The court dispensed with the Western Cape High Court's limitation of its order to the use, cultivation or possession of cannabis at home or in a private dwelling. It held that the right to privacy extended beyond the boundaries of a home.
It suspended its order of invalidity for a period of 24 months to give Parliament an opportunity to correct the constitutional defects in the two acts.
It would therefore not be a criminal offence to use or be in possession of cannabis for personal consumption in a private space.
This also extended to cultivating cannabis in a private place for personal consumption in private.
When asked what the ruling meant for the Rastafarian community, Prince smiled and said: "No more arrest man, no more police constantly having eyes on us. At least now we can have some breathing space and do what we do best."

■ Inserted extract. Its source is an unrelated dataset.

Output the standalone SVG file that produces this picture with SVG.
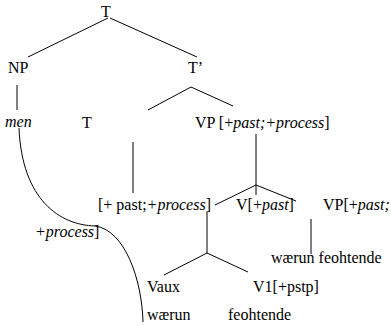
<svg xmlns="http://www.w3.org/2000/svg" width="391" height="326" viewBox="0 0 391 326">
<style>
text{font-family:"Liberation Serif","Times New Roman",serif;font-size:16px;fill:#000}
.i{font-style:italic}
.c line,.c path{stroke:#000;stroke-width:1;fill:none}
</style>
<rect width="391" height="326" fill="#fff"/>
<g class="c" id="connectors">
<line x1="108" y1="18" x2="28" y2="57"/>
<line x1="110" y1="18" x2="197" y2="57"/>
<line x1="17" y1="85" x2="17" y2="110"/>
<line x1="191" y1="87" x2="148" y2="110"/>
<line x1="191" y1="87" x2="233" y2="106"/>
<line x1="133" y1="142" x2="133" y2="193"/>
<line x1="256" y1="134" x2="256" y2="195"/>
<line x1="256" y1="185" x2="215" y2="205"/>
<line x1="256" y1="185" x2="296" y2="201"/>
<line x1="311" y1="219" x2="311" y2="254"/>
<line x1="207" y1="212" x2="207" y2="253"/>
<line x1="207" y1="253" x2="164" y2="275"/>
<line x1="207" y1="253" x2="248" y2="272"/>
<path d="M19,128 C22,200 60,225 95,226 C125,230 142,280 143,322"/>
</g>
<g id="n-T"><text x="101" y="17">T</text></g>
<g id="n-NP"><text x="8" y="73">NP</text></g>
<g id="n-Tbar"><text x="188" y="73">T’</text></g>
<g id="n-men"><text class="i" x="5" y="127">men</text></g>
<g id="n-T2"><text x="82" y="128">T</text></g>
<g id="n-VP"><text x="195" y="128">VP [+<tspan class="i">past;+process</tspan>]</text></g>
<g id="n-feat"><text x="98" y="210">[+ past;<tspan class="i">+process</tspan>]</text></g>
<g id="n-feat2"><text x="35" y="237"><tspan class="i">+process</tspan>]</text></g>
<g id="n-Vpast"><text x="236" y="210">V[+<tspan class="i">past</tspan>]</text></g>
<g id="n-VP2"><text x="323" y="210">VP[+<tspan class="i">past;</tspan></text></g>
<g id="n-wf"><text x="271" y="263">wærun feohtende</text></g>
<g id="n-Vaux"><text x="147" y="292">Vaux</text></g>
<g id="n-V1"><text x="253" y="292">V1[+pstp]</text></g>
<g id="n-waerun"><text x="147" y="320">wærun</text></g>
<g id="n-feoh"><text x="228" y="320">feohtende</text></g>
</svg>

"When injustice becomes law, then resistance becomes duty."
He said they would celebrate with song, dance and prayer.
So-called "dagga couple" Myrtle Clarke and Julian Stobbs were also given leave to intervene in the case.
Clarke said the Rastafarian community had been victimised for too long.
"This means so much to us, practically for the Rastafarian community. I think your religion is your private thing and your community is your private thing."
"All that we hope is that this message gets through the police as soon as possible," Clarke said.
Concourt dagga ruling "a sad day" for NGO
Not everyone was happy about the court's ruling.
The Sinoville Crisis Centre (SCC) said it was "devastated" by the ruling and was of the view that this would open the door to other drugs.
"Several of the recent victims the SCC assisted, thought that they had only used cannabis, but when they were tested they tested positive for a variety of other drugs. That is because drug dealers mix other drugs with cannabis to lure their victims," Chief Executive Officer Colleen Strauss said in a statement on Tuesday.
The SCC has expressed concern on how children would be protected in this light of the new ruling.
The NPO also questioned how law enforcement would be able to determine cannabis being sold or being used for private consumption. It concluded that the judgement would only place a bigger burden on society.